The 18th century philosopher David Hume raised issue with inductive logic, which has fundamental ramifications for science. His contention has not been firmly settled, and it is very difficult to foresee a solution to what is now known as “Hume’s Problem” in the near future.
Just as a little bit of background, here is an example of inductive reasoning:
All bodies that have been observed obey Newton’s law of gravitation.
Therefore all bodies obey Newton’s law of gravitation.
We are extrapolating from a small data set (on a cosmic scale) to formulating laws about the universe. Obviously, this reasoning is not perfectly sound, but this is how physicists (and all other scientists) reason. Importantly, there is no sound deductive argument to suggest that all bodies should necessarily obey Newton’s law of gravitation.

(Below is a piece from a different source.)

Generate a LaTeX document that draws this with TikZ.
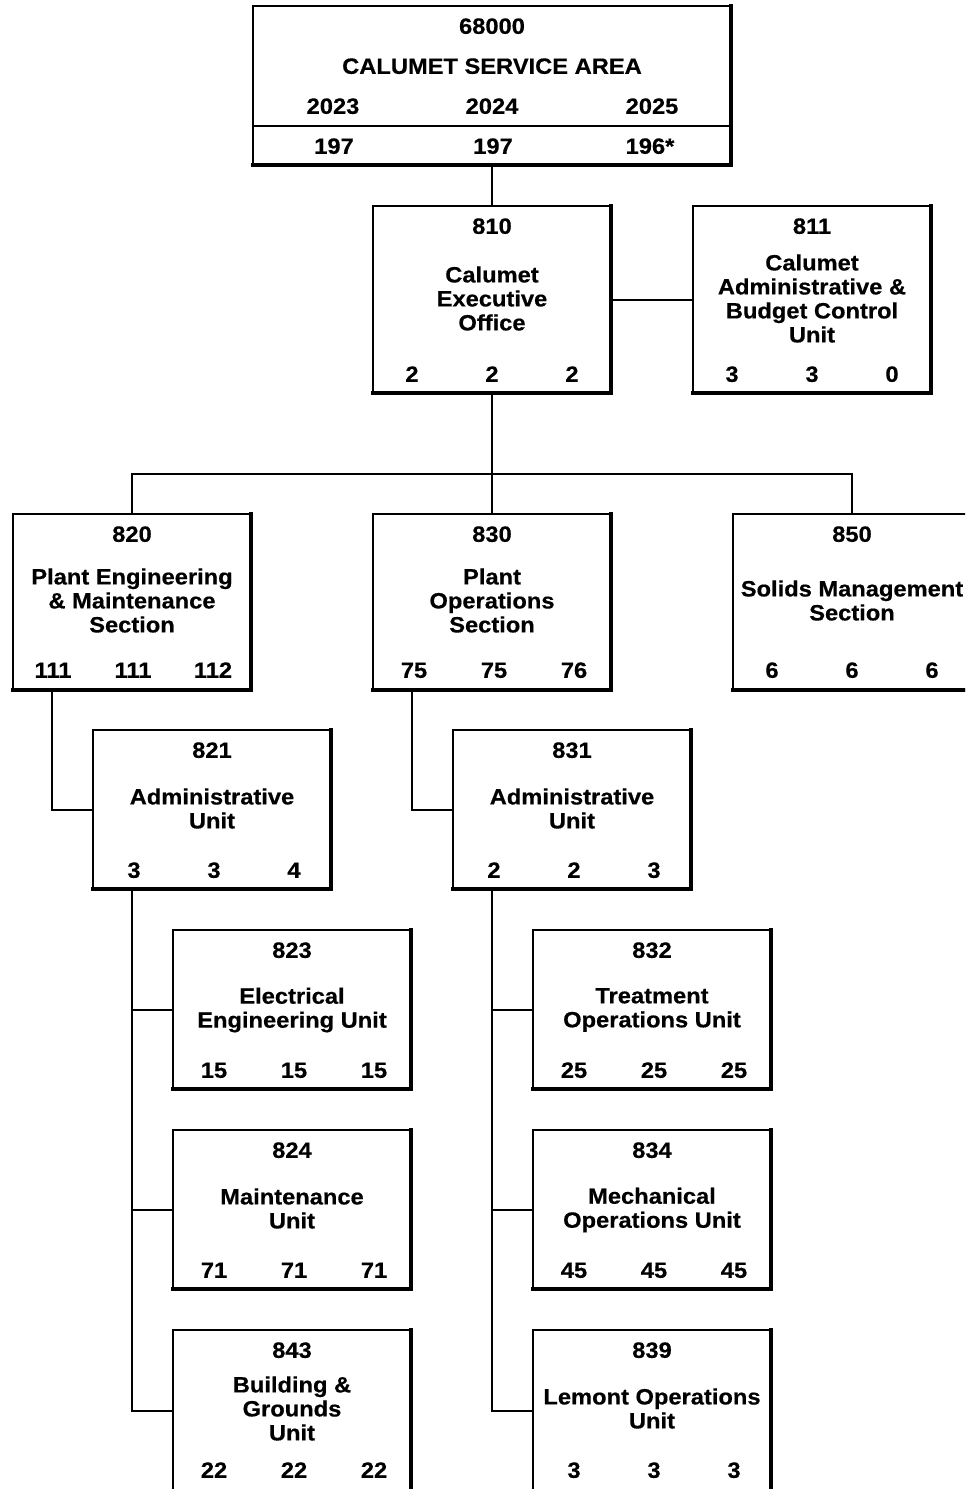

Hume calls this assumption the assumption of the Uniformity of Nature (UN). The assertion is that the laws of physics do not change, for example, from object to object.
Only under the assumption of UN does reasoning inductively actually work. However, the UN assumption cannot be proven deductively (at least not yet!), and therefore there is no reason to suppose that the laws of physics might not look totally different, say, in another part of the universe that we have yet to observe.
I think that every practicing physicist is at some level aware of the UN assumption, but it is always illuminating to have ideas explicitly stated. But now that we have articulated it and are plainly aware of its constraints on our reasoning, let us get on with physics.